● **Objective**
Repeat the listing exactly as given, omitting every image.

● **Information supplied**
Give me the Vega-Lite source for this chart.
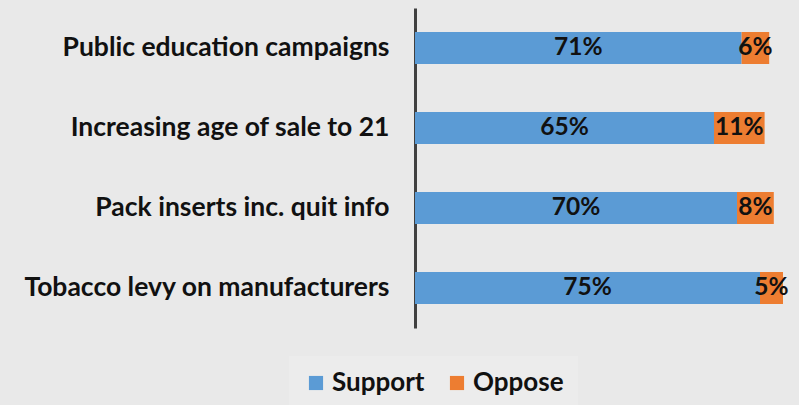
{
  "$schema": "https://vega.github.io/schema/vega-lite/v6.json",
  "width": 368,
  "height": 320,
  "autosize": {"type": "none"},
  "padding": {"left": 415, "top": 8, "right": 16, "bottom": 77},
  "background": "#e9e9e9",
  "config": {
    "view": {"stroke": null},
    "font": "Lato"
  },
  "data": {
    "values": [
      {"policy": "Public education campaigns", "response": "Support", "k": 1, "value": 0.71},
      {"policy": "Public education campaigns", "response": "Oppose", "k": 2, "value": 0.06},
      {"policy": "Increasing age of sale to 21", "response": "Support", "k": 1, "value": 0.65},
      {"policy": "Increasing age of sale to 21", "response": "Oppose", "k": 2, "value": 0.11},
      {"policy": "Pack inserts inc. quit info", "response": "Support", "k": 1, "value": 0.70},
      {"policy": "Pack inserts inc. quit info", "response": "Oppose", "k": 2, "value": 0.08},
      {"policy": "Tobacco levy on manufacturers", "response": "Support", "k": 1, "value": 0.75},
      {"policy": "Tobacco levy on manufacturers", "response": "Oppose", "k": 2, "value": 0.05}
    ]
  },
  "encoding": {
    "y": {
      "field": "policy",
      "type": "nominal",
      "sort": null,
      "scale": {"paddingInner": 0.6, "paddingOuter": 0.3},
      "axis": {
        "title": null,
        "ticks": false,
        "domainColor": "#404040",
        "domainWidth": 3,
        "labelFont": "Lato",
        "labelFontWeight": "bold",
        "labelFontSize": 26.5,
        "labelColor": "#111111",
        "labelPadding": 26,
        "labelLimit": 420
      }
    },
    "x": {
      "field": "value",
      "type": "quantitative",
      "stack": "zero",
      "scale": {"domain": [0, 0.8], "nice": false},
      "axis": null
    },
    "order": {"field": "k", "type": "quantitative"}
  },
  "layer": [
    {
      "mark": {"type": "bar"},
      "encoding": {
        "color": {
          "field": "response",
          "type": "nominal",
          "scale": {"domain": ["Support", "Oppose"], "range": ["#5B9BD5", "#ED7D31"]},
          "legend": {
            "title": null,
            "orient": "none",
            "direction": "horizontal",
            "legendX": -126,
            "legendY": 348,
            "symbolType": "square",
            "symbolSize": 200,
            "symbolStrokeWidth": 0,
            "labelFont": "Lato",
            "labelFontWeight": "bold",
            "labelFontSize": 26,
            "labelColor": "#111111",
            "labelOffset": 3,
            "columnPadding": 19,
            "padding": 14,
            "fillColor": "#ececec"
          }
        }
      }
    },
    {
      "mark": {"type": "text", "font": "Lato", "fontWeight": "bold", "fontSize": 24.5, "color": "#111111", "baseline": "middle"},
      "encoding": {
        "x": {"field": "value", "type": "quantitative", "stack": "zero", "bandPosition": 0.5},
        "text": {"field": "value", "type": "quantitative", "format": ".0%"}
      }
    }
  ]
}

● **Output for this task**
Give me the Vega-Lite source for this chart.
{
  "$schema": "https://vega.github.io/schema/vega-lite/v6.json",
  "width": 368,
  "height": 320,
  "autosize": {"type": "none"},
  "padding": {"left": 415, "top": 8, "right": 16, "bottom": 77},
  "background": "#e9e9e9",
  "config": {
    "view": {"stroke": null},
    "font": "Lato"
  },
  "data": {
    "values": [
      {"policy": "Public education campaigns", "response": "Support", "k": 1, "value": 0.71},
      {"policy": "Public education campaigns", "response": "Oppose", "k": 2, "value": 0.06},
      {"policy": "Increasing age of sale to 21", "response": "Support", "k": 1, "value": 0.65},
      {"policy": "Increasing age of sale to 21", "response": "Oppose", "k": 2, "value": 0.11},
      {"policy": "Pack inserts inc. quit info", "response": "Support", "k": 1, "value": 0.70},
      {"policy": "Pack inserts inc. quit info", "response": "Oppose", "k": 2, "value": 0.08},
      {"policy": "Tobacco levy on manufacturers", "response": "Support", "k": 1, "value": 0.75},
      {"policy": "Tobacco levy on manufacturers", "response": "Oppose", "k": 2, "value": 0.05}
    ]
  },
  "encoding": {
    "y": {
      "field": "policy",
      "type": "nominal",
      "sort": null,
      "scale": {"paddingInner": 0.6, "paddingOuter": 0.3},
      "axis": {
        "title": null,
        "ticks": false,
        "domainColor": "#404040",
        "domainWidth": 3,
        "labelFont": "Lato",
        "labelFontWeight": "bold",
        "labelFontSize": 26.5,
        "labelColor": "#111111",
        "labelPadding": 26,
        "labelLimit": 420
      }
    },
    "x": {
      "field": "value",
      "type": "quantitative",
      "stack": "zero",
      "scale": {"domain": [0, 0.8], "nice": false},
      "axis": null
    },
    "order": {"field": "k", "type": "quantitative"}
  },
  "layer": [
    {
      "mark": {"type": "bar"},
      "encoding": {
        "color": {
          "field": "response",
          "type": "nominal",
          "scale": {"domain": ["Support", "Oppose"], "range": ["#5B9BD5", "#ED7D31"]},
          "legend": {
            "title": null,
            "orient": "none",
            "direction": "horizontal",
            "legendX": -126,
            "legendY": 348,
            "symbolType": "square",
            "symbolSize": 200,
            "symbolStrokeWidth": 0,
            "labelFont": "Lato",
            "labelFontWeight": "bold",
            "labelFontSize": 26,
            "labelColor": "#111111",
            "labelOffset": 3,
            "columnPadding": 19,
            "padding": 14,
            "fillColor": "#ececec"
          }
        }
      }
    },
    {
      "mark": {"type": "text", "font": "Lato", "fontWeight": "bold", "fontSize": 24.5, "color": "#111111", "baseline": "middle"},
      "encoding": {
        "x": {"field": "value", "type": "quantitative", "stack": "zero", "bandPosition": 0.5},
        "text": {"field": "value", "type": "quantitative", "format": ".0%"}
      }
    }
  ]
}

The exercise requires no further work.